Местом свободной реализации каждой личности должен был стать сад. «Естественный человек» мог иметь только естественный сад, вся атмосфера которого предрасполагала к самопознанию и самовыражению. Его извилистые дорожки увлекали посетителя в укрытые уголки, солитюды. В век, который «слишком много говорит и пишет» [631], уединение казалось необходимым и для того, чтобы изолироваться от пороков и скуки светского общества. О важности этого напоминали помещаемые в садах надписи. Так было в Аркадии Х. Радзивилл, где, глядя на Святилище Дианы, можно было вспомнить древнюю максиму в смягченном горацианском варианте: «Удаляюсь от других, чтобы найти себя» (II.5).
Вобурн Фарм. Гравюра Люка Селивена. 1759
Пришедший из Библии образ hortus animae в Век философов оказался переосмыслен. Ранее в такой сад можно было попасть лишь путем «внутреннего переживания участия в божественной идиллии» [632]. Теперь представление о райском саде души десакрализовалось: идиллия подверглась обмирщению, а новозаветного Христа-садовника, культивировавшего человеческие души, сменил садовод-любитель, правда, не отказавшийся от пастырских амбиций – программа естественного сада была насыщена дидактикой. Она была связана и с утопическими идеями Просвещения, его эвдемонизмом [633]. Вместе с тем сад, согласно программе, превращался в некое культурное урочище, садовые павильоны наполнялись произведениями искусства и книгами.

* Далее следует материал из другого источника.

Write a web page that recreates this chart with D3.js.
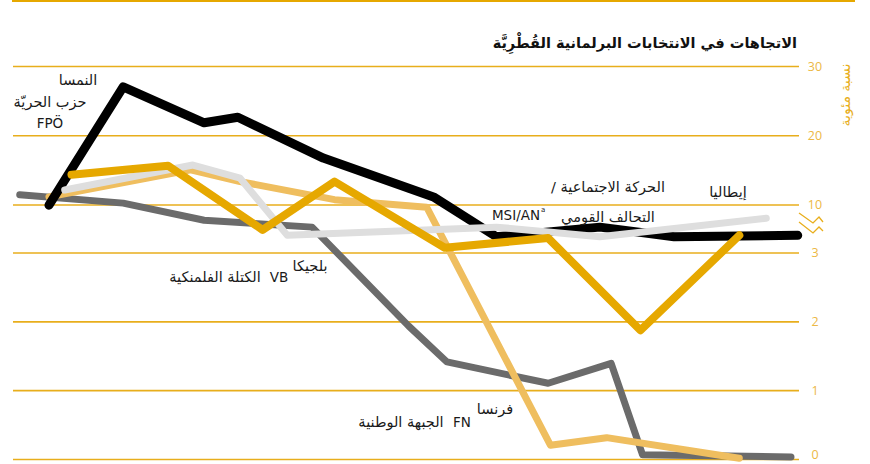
<!DOCTYPE html>
<html>
<head>
<meta charset="utf-8">
<script src="https://cdn.jsdelivr.net/npm/d3@7"></script>
<style>
  body { margin: 0; background: #fff; }
  svg { display: block; font-family: "DejaVu Sans", "Noto Sans", sans-serif; }
  .label { font-size: 13.5px; fill: #1a1a1a; }
  .label.ar { font-size: 14.5px; }
</style>
</head>
<body>
<svg width="870" height="464"></svg>
<script>
// y tick values (note the break between 3 and 10)
var yTicks = [0, 1, 2, 3, 10, 20, 30];

// series: election years and vote share (%)
var austriaYears = [1986.6, 1989.9, 1993.5, 1995.0, 1998.8, 2003.7, 2006.5, 2011.1, 2014.4, 2019.9];
var austriaValues = [9.9, 27.0, 21.8, 22.6, 16.7, 11.1, 5.3, 6.7, 5.3, 5.5];

var belgiumYears = [1985.3, 1989.9, 1993.5, 1998.3, 2002.6, 2004.3, 2008.8, 2011.6, 2013.0, 2019.6];
var belgiumValues = [11.4, 10.2, 7.7, 6.7, 1.93, 1.41, 1.10, 1.39, 0.06, 0.03];

var franceYears = [1986.6, 1992.9, 1995.1, 1999.3, 2003.4, 2008.9, 2011.4, 2017.3];
var franceValues = [11.1, 15.0, 13.3, 10.7, 9.6, 0.20, 0.31, 0.01];

var otherYears = [1987.3, 1993.0, 1995.1, 1997.2, 2006.5, 2011.1, 2018.5];
var otherValues = [12.1, 15.7, 13.8, 5.5, 6.7, 5.3, 8.0];

var italyYears = [1987.6, 1991.9, 1996.1, 1999.3, 2004.2, 2008.8, 2012.9, 2017.3];
var italyValues = [14.3, 15.6, 6.3, 13.3, 3.7, 5.1, 1.87, 5.5];

var svg = d3.select("svg");
var gold = "#e8ae1c";

var x = d3.scaleLinear().domain([1985, 2020]).range([13, 800]);
// broken axis: piecewise linear scale
var y = d3.scaleLinear().domain([0, 3, 10, 30]).range([459, 252.5, 204.5, 66]);

// top rule
svg.append("line")
  .attr("x1", 12).attr("x2", 855)
  .attr("y1", 1).attr("y2", 1)
  .attr("stroke", "#e6a800").attr("stroke-width", 2);

// title
svg.append("text")
  .attr("x", 797).attr("y", 48)
  .attr("text-anchor", "start")
  .attr("direction", "rtl")
  .style("font-size", "14.5px")
  .style("font-weight", "bold")
  .attr("fill", "#111")
  .text("الاتجاهات في الانتخابات البرلمانية القُطْرِيَّة");

// grid lines + tick labels
var axis = svg.append("g")
  .attr("transform", "translate(13,0)")
  .call(d3.axisRight(y).tickValues(yTicks).tickSize(786).tickFormat(d3.format("d")));
axis.select(".domain").remove();
axis.selectAll(".tick line").attr("stroke", gold).attr("stroke-width", 1.6);
axis.selectAll(".tick text")
  .attr("x", 802)
  .attr("dy", d => d === 0 ? "-0.05em" : "0.32em")
  .attr("text-anchor", "middle")
  .attr("fill", "#ecb845")
  .style("font-family", "'Open Sans', sans-serif")
  .style("font-size", "12.5px");

// axis break marks
var brk = d3.line();
svg.append("path")
  .attr("d", brk([[799, 213], [813, 223], [819, 217], [823, 222]]))
  .attr("fill", "none").attr("stroke", gold).attr("stroke-width", 1.3);
svg.append("path")
  .attr("d", brk([[799, 222], [813, 233], [819, 227], [823, 231]]))
  .attr("fill", "none").attr("stroke", gold).attr("stroke-width", 1.3);

// y axis title
svg.append("text")
  .attr("transform", "translate(850,95) rotate(-90)")
  .attr("text-anchor", "middle")
  .attr("direction", "rtl")
  .attr("fill", "#e8ae1c")
  .style("font-size", "14px")
  .text("نسبة مئوية");

var line = d3.line()
  .x(d => x(d[0]))
  .y(d => y(d[1]));

var series = [
  { years: belgiumYears, values: belgiumValues, color: "#6b6b6b", width: 7 },
  { years: franceYears, values: franceValues, color: "#efbe5f", width: 7 },
  { years: austriaYears, values: austriaValues, color: "#000000", width: 9 },
  { years: otherYears, values: otherValues, color: "#dedede", width: 7 },
  { years: italyYears, values: italyValues, color: "#e6a800", width: 8 }
];

svg.append("g").selectAll("path")
  .data(series)
  .enter().append("path")
  .attr("fill", "none")
  .attr("stroke", d => d.color)
  .attr("stroke-width", d => d.width)
  .attr("stroke-linecap", "round")
  .attr("stroke-linejoin", "round")
  .attr("d", d => line(d3.zip(d.years, d.values)));

// annotations
function label(txt, px, py, rtl) {
  var t = svg.append("text")
    .attr("class", rtl ? "label ar" : "label")
    .attr("x", px).attr("y", py)
    .attr("text-anchor", "middle")
    .text(txt);
  if (rtl) t.attr("direction", "rtl");
}

label("النمسا", 78, 85, true);
label("حزب الحريّة", 50, 107, true);
label("FPÖ", 50, 128);

label("بلجيكا", 310, 271, true);
label("VB", 279, 282);
label("الكتلة الفلمنكية", 215, 282, true);

label("فرنسا", 495, 414, true);
label("FN", 462, 427);
label("الجبهة الوطنية", 401, 427, true);

label("إيطاليا", 728, 197, true);
label("الحركة الاجتماعية /", 608, 192, true);
label("MSI/AN", 516, 220);
svg.append("text").attr("class", "label")
  .attr("x", 541).attr("y", 212)
  .style("font-size", "7px")
  .text("a");
label("التحالف القومي", 608, 222, true);
</script>
</body>
</html>
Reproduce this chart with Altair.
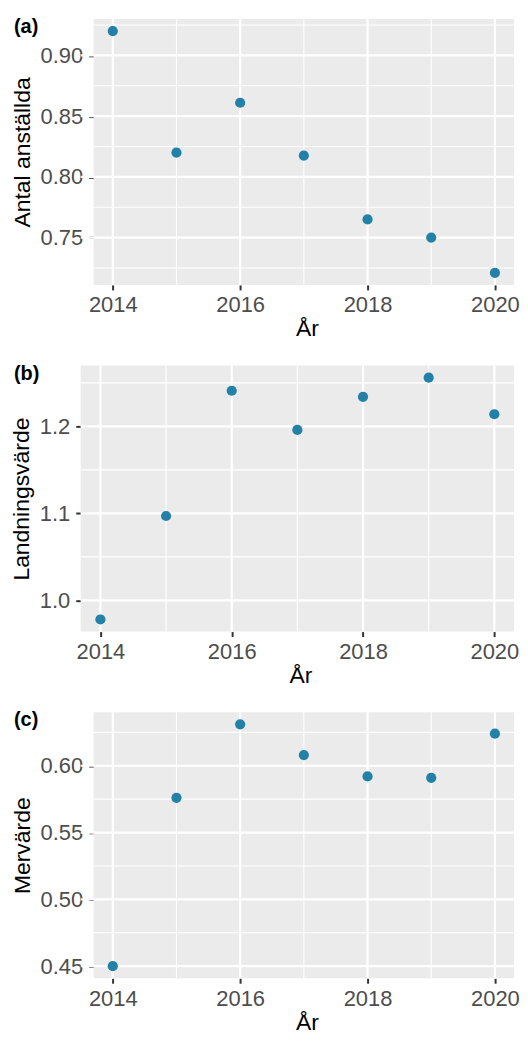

Непринужденность живописной композиции английских садов, ассоциативность образов, множество литературных и исторических аллюзий, возникавших у посетителя благодаря программным элементам композиции, в особенности постройкам, содействовали индивидуализации восприятия. Усилению личностного начала способствовало ощущение движения, свободы, возникавшее в этом парке, где высокие ограды были заменены мало заметными приспособлениями (c. 86, 170). Этому помогало «приволье… ежедневных прогулок», во время которых человек мог «принадлежать себе безраздельно» и на самом деле сказать, «что он таков, каким природа пожелала его сделать» [634]. Каждый был самим собой – в сад ходили, «оставя шумный свет, / Мудрец обдумывать, красавицы рвать розы… / Счастливец вспоминать, несчастный же лить слезы» (Делиль. «Сады»).
Индивидуальное начало выразилось в многообразии садов, каждый из которых был чем-то примечателен. Полистилизм построек давал свободу для авторского и зрительского самовыражения (c. 170–174). В садах Просвещения впервые столь значительное место заняла экзотическая архитектура. Возникли целые «китайские» деревни (Царское Село, Дроттнингхольм), в других случаях дело ограничивалось созданием отдельных китайских, турецких павильонов (ил. с. 164, 242). Экзотикой были и просто деревушки (hamеаu), фермы, соседствовавшие с классицистическими дворцами и виллами, искусственными руинами. Принцип variété определял подбор растений. Сохраняемые в садах одинокие старые деревья, растительность разного возраста, стилизованные под древность архитектурные формы – пирамиды, обелиски, надгробья, искусственные руины – возбужали историческую рефлексию.
В таком окружении человек приходил в состояние не только покоя, но и тревоги, оживлялся его разум и чувства, осознанные и неосознанные эмоции. Они были подобны тем, которые испытывал читатель сентиментальной поэзии. Его душа, как писал Шиллер, приходила в движение, была напряжена, балансируя «между враждебными друг другу чувствами» [635]. Естественный сад служил одним из мест, где витала «философия беспокойства», отражавшая настроения недовольства и неуверенности в предреволюционной Европе [636]. В нем происходила и гармонизация конфликта. Возникавшее напряжение, если продолжить слова Шиллера, приводило к желанию ощутить «свободное влечение… создать в себе гармонию… сделать себя целостным, довести в себе человечность до ее совершенного выражения» [637]. По крайней мере, таков был замысел.
Образ жизни просвещенного человека всегда предполагал общение (c. 282). В саду можно было насладиться не только уединением, но и приятным обществом. Гедонистический элемент был неотъемлем от его программы. По словам Кармонтеля, «там узнают друг друга… там возникают те связи, которые без конца оживляют удовольствие» [638]. Де Линь как человек, для которого садовые занятия стали жизненной потребностью и средством самовыражения его одаренной натуры, так определял свое отношение к ним: «Я хочу сад для себя, я хочу его для других, чтобы там прогуливаться и почти затеряться; это сад для моих ног, но он должен быть и для моих глаз; я туда иду, чтобы не только дышать и размышлять, там можно также испытать озарение гения и духа» [639].